Совершенно потрясенный пережитыми впечатлениями, я не находил слов и, боясь оскорбить его какой-нибудь

<Стр. 486>

банальной похвалой, молчал. Он ласково посмотрел на меня и заметил:

— А вы говорите — Вагнер...

Это был исчерпывающий ответ на мой уже не раз заданный ему вопрос, почему он не поет в операх Вагнера.

«Чувственно-яркий, необузданно-страстный, в истоме изнывающий Вагнер» (определение Б. В. Асафьева) был Шаляпину не сродни. Его голос, в основном пронизанный трагическими обертонами, всегда звучал из глубины его существа. В любом оттенке, в любом тембровом блике его, которые чаще всего воплощали трагические черты русского бытия, — независимо от того, отражали ли они жалобу или ужас, примирение или гнев, — всегда было столько правдивости, столько подлинной жизни и столько, короче говоря, реализма, что для картонных богов и неземных героев та душевная глубина, та теплота и та русская ширь, с которой Шаляпин пел, в вагнеровском репертуаре были бы просто неуместны. Между тем именно в этих особенностях была его сила.

Но я вспомнил об этом концерте в связи с технологическими вопросами. Этот концерт дает мне какое-то разрешение их.

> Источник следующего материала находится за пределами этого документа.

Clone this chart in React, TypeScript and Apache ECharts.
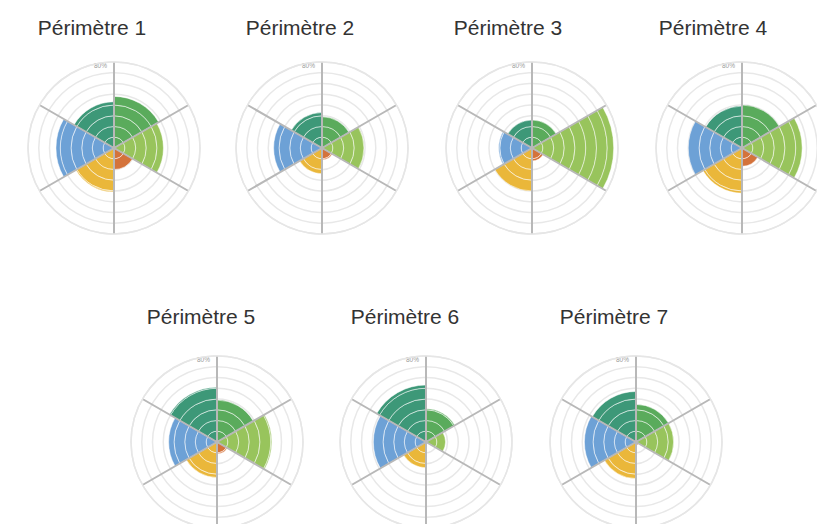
import React, { useEffect, useRef } from "react";
import * as echarts from "echarts";

// Sectors, clockwise from the top (12 o'clock)
const categories = ["Axe A", "Axe B", "Axe C", "Axe D", "Axe E", "Axe F"];
const sectorColors = ["#5aab5c", "#98c45c", "#d4733b", "#eab73a", "#6da1d6", "#3d9878"];

const titles = ["Périmètre 1", "Périmètre 2", "Périmètre 3", "Périmètre 4", "Périmètre 5", "Périmètre 6", "Périmètre 7"];

// values in %, order = categories
const p1 = [48, 46, 20, 41, 54, 43];
const p2 = [29, 39, 11, 24, 45, 33];
const p3 = [26, 76, 12, 40, 31, 26];
const p4 = [40, 56, 17, 42, 50, 39];
const p5 = [39, 51, 11, 33, 45, 51];
const p6 = [31, 18, 0, 24, 49, 53];
const p7 = [35, 35, 3, 34, 48, 47];
const perimeters = [p1, p2, p3, p4, p5, p6, p7];

const radiusMax = 80;
const radiusStep = 10;

// layout
const centers: [number, number][] = [
  [114, 148], [322, 148], [532, 148], [742, 148],
  [217, 442], [426, 442], [636, 442],
];
const titlePos: [number, number][] = [
  [92, 27], [300, 27], [508, 27], [713, 27],
  [201, 316], [405, 316], [614, 316],
];
const R = 86;

export default function App() {
  const ref = useRef<HTMLDivElement>(null);
  useEffect(() => {
    if (!ref.current) return;
    const chart = echarts.init(ref.current, undefined, { renderer: "svg" });
    const polar: any[] = [];
    const angleAxis: any[] = [];
    const radiusAxis: any[] = [];
    const series: any[] = [];
    const graphic: any[] = [];
    perimeters.forEach((vals, p) => {
      polar.push({ center: centers[p], radius: R });
      angleAxis.push({
        polarIndex: p,
        type: "category",
        data: categories,
        startAngle: 90,
        clockwise: true,
        z: 5,
        axisLine: { show: true, lineStyle: { color: "#e6e6e6", width: 1.5 } },
        axisTick: { show: false },
        axisLabel: { show: false },
        splitLine: { show: true, lineStyle: { color: "#b8b8b8", width: 2 } },
      });
      radiusAxis.push({
        polarIndex: p,
        type: "value",
        min: 0,
        max: radiusMax,
        interval: radiusStep,
        z: 0,
        axisLine: { show: false },
        axisTick: { show: false },
        axisLabel: {
          show: true,
          fontSize: 6.5,
          color: "#9a9a9a",
          align: "right",
          verticalAlign: "top",
          margin: 7,
          formatter: (v: number) => (v === radiusMax ? v + "%" : ""),
        },
        splitLine: { show: true, lineStyle: { color: "#e8e8e8", width: 1.5 } },
      });
      const nSeg = radiusMax / radiusStep;
      for (let k = 0; k < nSeg; k++) {
        series.push({
          type: "bar",
          coordinateSystem: "polar",
          polarIndex: p,
          stack: "s" + p,
          barCategoryGap: "0%",
          silent: true,
          itemStyle: { borderColor: "rgba(255,255,255,0.5)", borderWidth: 1 },
          data: vals.map((v, i) => {
            const seg = Math.max(0, Math.min(radiusStep, v - k * radiusStep));
            return seg > 0
              ? { value: seg, itemStyle: { color: sectorColors[i] } }
              : "-";
          }),
        });
      }
      graphic.push({
        type: "text",
        x: titlePos[p][0],
        y: titlePos[p][1],
        style: {
          text: titles[p],
          textAlign: "center",
          textVerticalAlign: "middle",
          fontSize: 21,
          fontFamily: "Liberation Sans",
          fill: "#333333",
        },
      });
    });
    chart.setOption({
      animation: false,
      backgroundColor: "#ffffff",
      polar,
      angleAxis,
      radiusAxis,
      series,
      graphic,
    });
    return () => chart.dispose();
  }, []);
  return (
    <div
      ref={ref}
      style={{ position: "fixed", left: 0, top: 0, width: 817, height: 524 }}
    />
  );
}
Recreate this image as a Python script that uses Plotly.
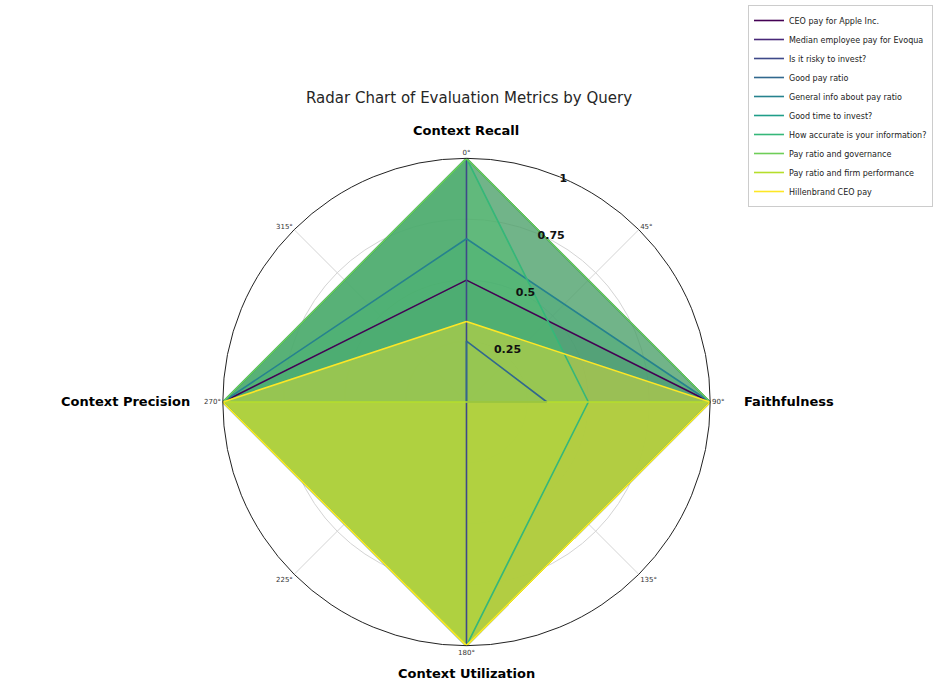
import plotly.graph_objects as go

# Evaluation metrics (axes of the radar), clockwise from the top
categories = ["Context Recall", "Faithfulness", "Context Utilization", "Context Precision"]

queries = [
    "CEO pay for Apple Inc.",
    "Median employee pay for Evoqua",
    "Is it risky to invest?",
    "Good pay ratio",
    "General info about pay ratio",
    "Good time to invest?",
    "How accurate is your information?",
    "Pay ratio and governance",
    "Pay ratio and firm performance",
    "Hillenbrand CEO pay",
]

context_recall      = [0.50, 1.00, 1.00, 0.25, 0.67, 1.00, 1.00, 1.00, 0.00, 0.33]
faithfulness        = [1.00, 1.00, 0.00, 0.33, 1.00, 1.00, 0.50, 1.00, 1.00, 1.00]
context_utilization = [1.00, 1.00, 1.00, 0.00, 1.00, 1.00, 1.00, 1.00, 1.00, 1.00]
context_precision   = [1.00, 1.00, 1.00, 0.00, 1.00, 1.00, 1.00, 1.00, 1.00, 1.00]

# viridis sampled at 10 evenly spaced points
colors = ["#440154", "#482878", "#3e4989", "#31688e", "#26828e",
          "#1f9e89", "#35b779", "#6ece58", "#b5de2b", "#fde725"]

angle_ticks = [0, 45, 90, 135, 180, 225, 270, 315]
angle_labels = ["0°", "45°", "90°", "135°", "180°", "225°", "270°", "315°"]
radial_ticks = [0.25, 0.5, 0.75, 1.0]
radial_labels = ["0.25", "0.5", "0.75", "1"]

FILL_ALPHA = 0.42
FONT = "DejaVu Sans"

W, H = 933, 681
CX, CY, R = 469, 402, 245  # plot centre and radius in pixels


def rgba(hex_color, a):
    h = hex_color.lstrip("#")
    r, g, b = int(h[0:2], 16), int(h[2:4], 16), int(h[4:6], 16)
    return f"rgba({r},{g},{b},{a})"


angles = [i * 360 / len(categories) for i in range(len(categories))]
series = list(zip(context_recall, faithfulness, context_utilization, context_precision))

fig = go.Figure()

# Filled areas first so every outline stays on top of all fills
for name, vals, col in zip(queries, series, colors):
    r = list(vals) + [vals[0]]
    th = angles + [angles[0]]
    fig.add_trace(go.Scatterpolar(
        r=r, theta=th, mode="lines", line=dict(width=0, color=col),
        fill="toself", fillcolor=rgba(col, FILL_ALPHA),
        showlegend=False, hoverinfo="skip",
    ))

for name, vals, col in zip(queries, series, colors):
    r = list(vals) + [vals[0]]
    th = angles + [angles[0]]
    fig.add_trace(go.Scatterpolar(
        r=r, theta=th, mode="lines", name=name,
        line=dict(color=col, width=1.6),
    ))

dom_x = [(CX - R) / W, (CX + R) / W]
dom_y = [(H - CY - R) / H, (H - CY + R) / H]

fig.update_layout(
    width=W, height=H,
    margin=dict(l=0, r=0, t=0, b=0),
    paper_bgcolor="white",
    font=dict(family=FONT, color="#222"),
    title=dict(
        text="Radar Chart of Evaluation Metrics by Query",
        x=CX / W, xanchor="center", y=1 - 98 / H, yanchor="middle",
        font=dict(size=15, color="#262626", family=FONT),
    ),
    polar=dict(
        domain=dict(x=dom_x, y=dom_y),
        bgcolor="white",
        angularaxis=dict(
            rotation=90, direction="clockwise",
            tickmode="array", tickvals=angle_ticks, ticktext=angle_labels,
            tickfont=dict(size=7, color="#333", family=FONT),
            ticks="", showline=True, linecolor="#222", linewidth=1,
            showgrid=True, gridcolor="#d4d4d4", gridwidth=1,
        ),
        radialaxis=dict(
            range=[0, 1], angle=69, side="clockwise", tickangle=69,
            tickmode="array", tickvals=radial_ticks, ticktext=radial_labels,
            tickfont=dict(size=11, color="#111", family=FONT, weight="bold"),
            ticks="", showline=False,
            showgrid=True, gridcolor="#d4d4d4", gridwidth=1,
        ),
    ),
    legend=dict(
        x=752 / W, y=1 - 5 / H, xanchor="left", yanchor="top",
        bgcolor="white", bordercolor="#cccccc", borderwidth=1,
        font=dict(size=8, family=FONT, color="#222"),
        itemwidth=30,
    ),
)

# Metric names placed just outside the circle at each axis
label_font = dict(size=13, family=FONT, color="black", weight="bold")
fig.add_annotation(text=categories[0], x=CX / W, y=(H - 130) / H,
                   xref="paper", yref="paper", showarrow=False,
                   xanchor="center", yanchor="middle", font=label_font)
fig.add_annotation(text=categories[1], x=(CX + R + 32) / W, y=(H - CY) / H,
                   xref="paper", yref="paper", showarrow=False,
                   xanchor="left", yanchor="middle", font=label_font)
fig.add_annotation(text=categories[2], x=CX / W, y=(H - 673) / H,
                   xref="paper", yref="paper", showarrow=False,
                   xanchor="center", yanchor="middle", font=label_font)
fig.add_annotation(text=categories[3], x=(CX - R - 31) / W, y=(H - CY) / H,
                   xref="paper", yref="paper", showarrow=False,
                   xanchor="right", yanchor="middle", font=label_font)

fig.write_html("out.html")
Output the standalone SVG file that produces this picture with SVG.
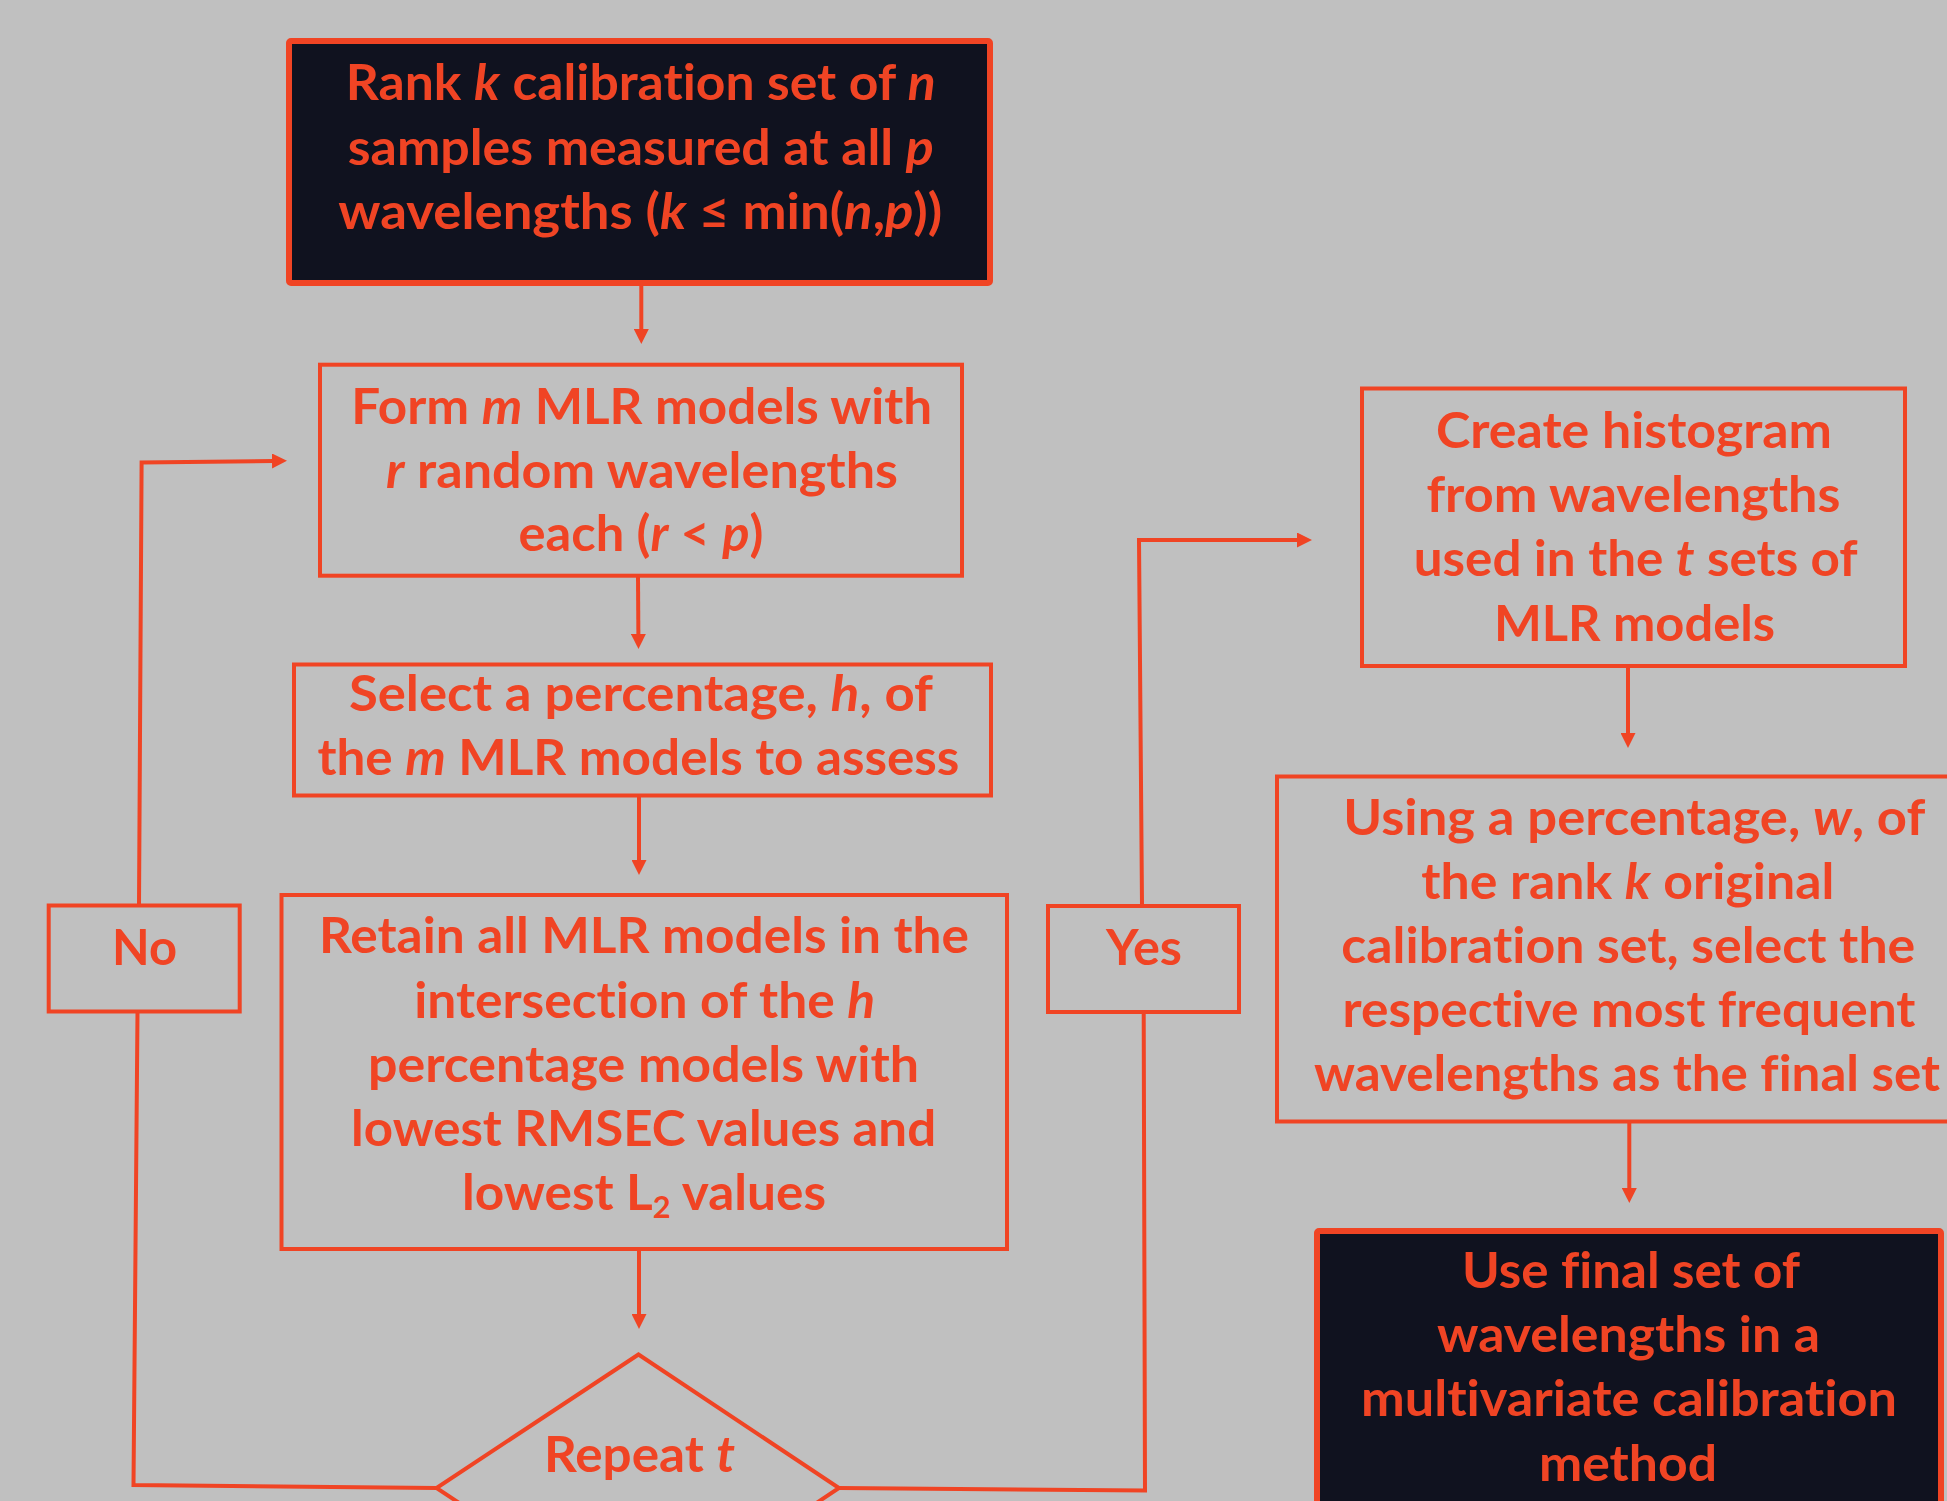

Когда Шаляпин стал петь без аккомпанемента, мне это показалось чрезвычайно странным. Но скоро я забыл, что аккомпанемент вообще наличествует в этих вещах. Может быть, если бы он вдруг появился, он бы мне в какой-то мере помешал упиваться шаляпинским пением. А затем мне стало казаться, что я присутствую при какой-то самопроверочной репетиции — так сосредоточенно было лицо Шаляпина, мимировавшего только намеками, сообразно силе голоса, не выходившего почти за пределы меццо-форте. К некоторым фразам Шаляпин явно прислушивался, время от времени поднимая голову и устремляя глаза в потолок.

Вот тут-то мне и показалось, что он отшлифовывает свое пение таким образом, чтобы в нем не застрял какой-нибудь чисто вокальный эффект, такой эффект, который сам по себе, может быть, имеет ценность, но накладывает на любой вокальный образ один и тот же трафаретный отпечаток. И если это так, то хвала творцу за то, что Шаляпин не пользовался «тайнами» итальянского пения как самостоятельно действующим оружием, вернее, не привил их себе.